Lidis Bonilla
El gesto de la Guardia Estatal de Tamaulipas, al reconocer a niñas y niños con cáncer como “policías por un día” en Altamira, nos recuerda algo esencial: detrás de cada uniforme prestado, cada recorrido en patrulla y cada sonrisa de los menores, existe una lucha diaria contra una enfermedad que no debería ser enfrentada en soledad ni con carencias institucionales.

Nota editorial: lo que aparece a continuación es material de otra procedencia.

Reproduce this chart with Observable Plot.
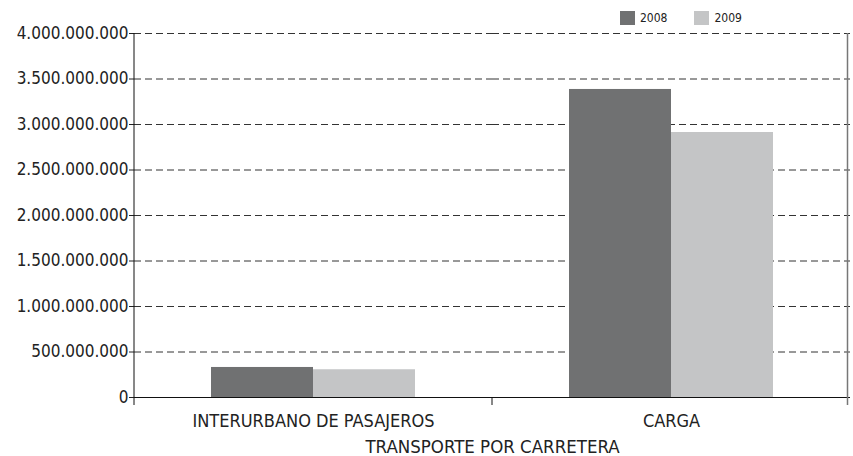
<!DOCTYPE html>
<html><head><meta charset="utf-8">
<script src="https://cdn.jsdelivr.net/npm/d3@7"></script>
<script src="https://cdn.jsdelivr.net/npm/@observablehq/plot@0.6"></script>
<style>
body{margin:0;background:#fff;font-family:"DejaVu Sans Condensed","Liberation Sans Narrow",sans-serif;}
#wrap{position:relative;width:853px;height:456px;}
#legend{position:absolute;left:620px;top:11px;display:flex;gap:0;font-size:12px;color:#222;}
#legend .it{display:flex;align-items:center;margin-right:27px;}
#legend .sw{width:15px;height:14px;margin-right:5px;}
</style></head>
<body><div id="wrap"><div id="legend"></div></div>
<script>
const categories = ["INTERURBANO DE PASAJEROS", "CARGA"];
const years = ["2008", "2009"];
const values2008 = [330000000, 3385000000];
const values2009 = [305000000, 2912000000];
const colors = ["#707172", "#c4c5c6"];
const yTicks = [0, 500000000, 1000000000, 1500000000, 2000000000, 2500000000, 3000000000, 3500000000, 4000000000];
const axisLabel = "TRANSPORTE POR CARRETERA";

const data = [];
categories.forEach((c, i) => {
  data.push({cat: c, year: years[0], value: values2008[i]});
  data.push({cat: c, year: years[1], value: values2009[i]});
});
const fmt = v => d3.format(",")(v).replace(/,/g, ".");

const chart = Plot.plot({
  width: 853, height: 456,
  marginTop: 33, marginLeft: 133, marginRight: 3, marginBottom: 59,
  style: {fontFamily: '"DejaVu Sans Condensed","Liberation Sans Narrow",sans-serif', fontSize: "16px", color: "#222", background: "#fff"},
  fx: {domain: categories, padding: 0},
  x: {domain: years, paddingInner: 0, paddingOuter: 0.743},
  y: {domain: [0, 4000000000]},
  color: {domain: years, range: colors},
  marks: [
    Plot.gridY(yTicks.filter(d => d > 0), {stroke: "#333", strokeOpacity: 1, strokeDasharray: "7,4"}),
    Plot.barY(data, {fx: "cat", x: "year", y: "value", fill: "year"}),
    Plot.ruleY([0], {stroke: "#111"}),
    Plot.axisY(yTicks, {tickFormat: fmt, tickSize: 5, tickPadding: 1, fontSize: 17, label: null, stroke: "#222"}),
    Plot.axisFx({anchor: "bottom", tickSize: 0, tickPadding: 17, fontSize: 18, label: axisLabel, labelAnchor: "center", labelOffset: 55}),
    Plot.axisX({ticks: [], label: null})
  ]
});
document.getElementById("wrap").appendChild(chart);
d3.select(chart).selectAll("g[aria-label='fx-axis label'] text").style("font-size", "18.5px");

// structural lines derived from scales
const fx = chart.scale("fx"), y = chart.scale("y");
const svg = d3.select(chart);
const x0 = fx.apply(categories[0]);
const xEnd = fx.apply(categories[categories.length - 1]) + fx.bandwidth;
const yTop = y.apply(4000000000), yBase = y.apply(0);
const g = svg.append("g");
g.append("line").attr("x1", x0).attr("x2", x0).attr("y1", yTop).attr("y2", yBase + 8).attr("stroke", "#111");
g.append("line").attr("x1", xEnd - 2.5).attr("x2", xEnd - 2.5).attr("y1", yTop).attr("y2", yBase + 8).attr("stroke", "#777").attr("stroke-width", 1.5);
categories.slice(1).forEach(c => {
  const xx = fx.apply(c);
  g.append("line").attr("x1", xx).attr("x2", xx).attr("y1", yBase).attr("y2", yBase + 8).attr("stroke", "#111");
});

const leg = d3.select("#legend");
years.forEach((yr, i) => {
  const it = leg.append("div").attr("class", "it");
  it.append("div").attr("class", "sw").style("background", colors[i]);
  it.append("span").text(yr);
});
</script></body></html>
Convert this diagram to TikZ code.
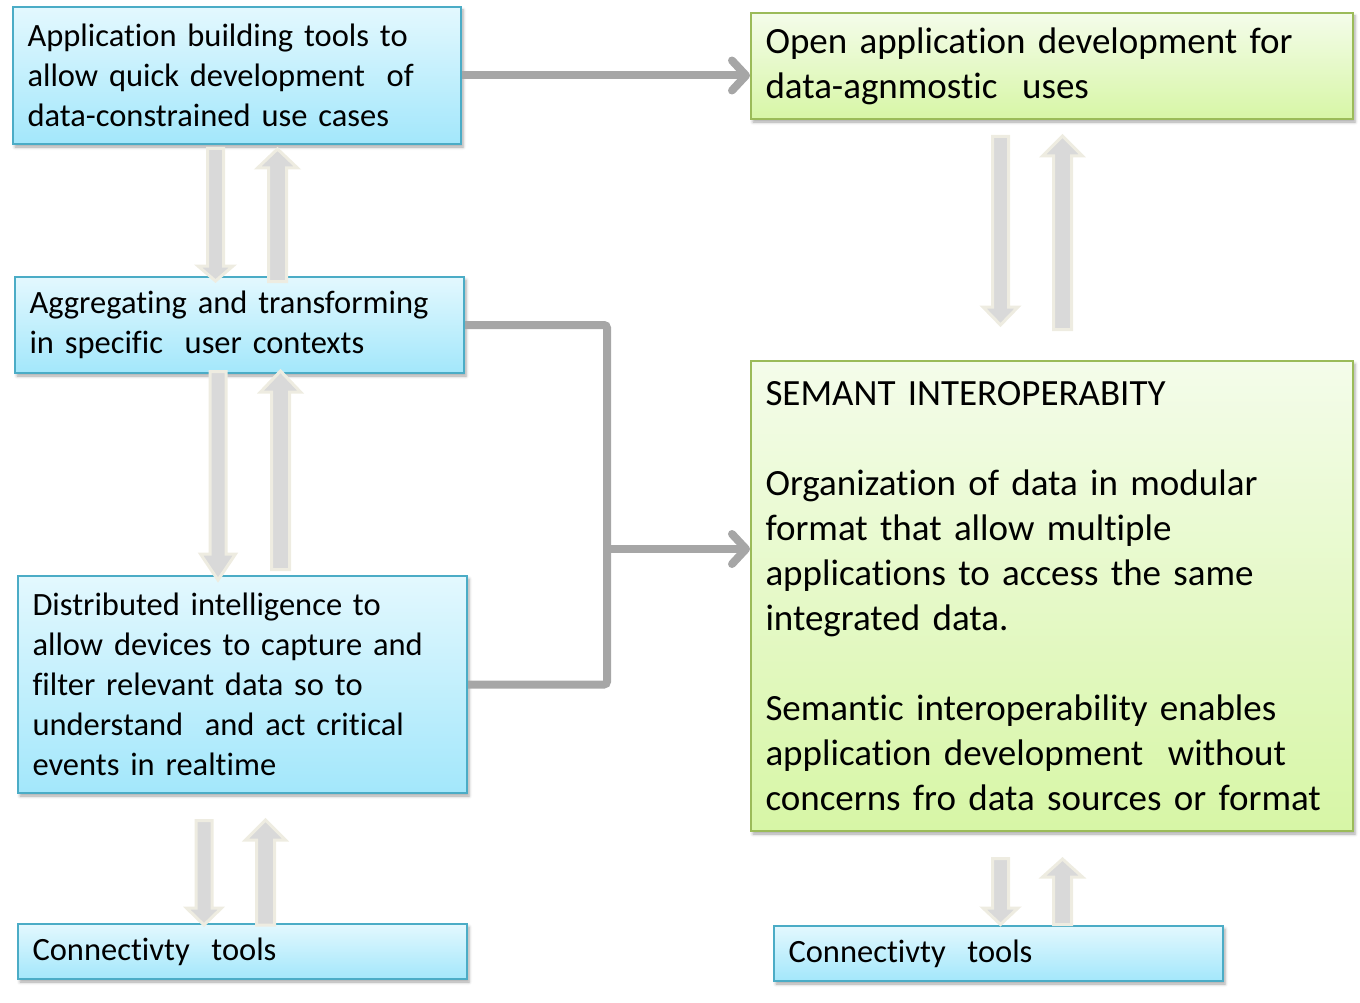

México registra cada año más de cinco mil nuevos casos de cáncer infantil, de acuerdo con cifras de la Secretaría de Salud. Es la principal causa de muerte por enfermedad en menores de entre 5 y 14 años, un dato que debería obligarnos a mirar más allá de los homenajes simbólicos y preguntarnos qué tan sólido es el sistema de atención para estos pacientes.
Las historias, como la de Ricardo Antonio Guerrero —joven estudiante de Tampico que ha enfrentado múltiples diagnósticos y continúa con sus estudios mientras sigue en tratamiento— muestran tanto la resiliencia de los pacientes como las dificultades estructurales: largos traslados a hospitales especializados, falta de medicamentos en determinados momentos, y la carga económica y emocional que recae en las familias.
Si bien iniciativas de la sociedad civil, como fundaciones que acompañan a las familias en su proceso, y gestos de reconocimiento por parte de instituciones públicas aportan ánimo, la pregunta de fondo persiste: ¿cuánto se ha invertido realmente en la detección temprana, la infraestructura hospitalaria pediátrica y la continuidad de los tratamientos oncológicos?
La atención al cáncer infantil en México no puede reducirse a campañas de visibilización cada septiembre. Se trata de garantizar que cada niña y niño diagnosticado tenga acceso a diagnósticos oportunos, terapias efectivas y acompañamiento integral, sin importar su lugar de origen ni su condición económica.
Recordemos que la esperanza también se construye con políticas públicas firmes y presupuestos responsables. Los homenajes simbólicos tienen valor, pero deben estar acompañados por compromisos reales: más médicos capacitados, hospitales equipados y un sistema que no falle cuando más se le necesita.
Porque detrás de cada niño con uniforme prestado hay un futuro que depende de algo más que un acto de reconocimiento: depende de la capacidad del Estado para proteger la vida y la salud de su niñez.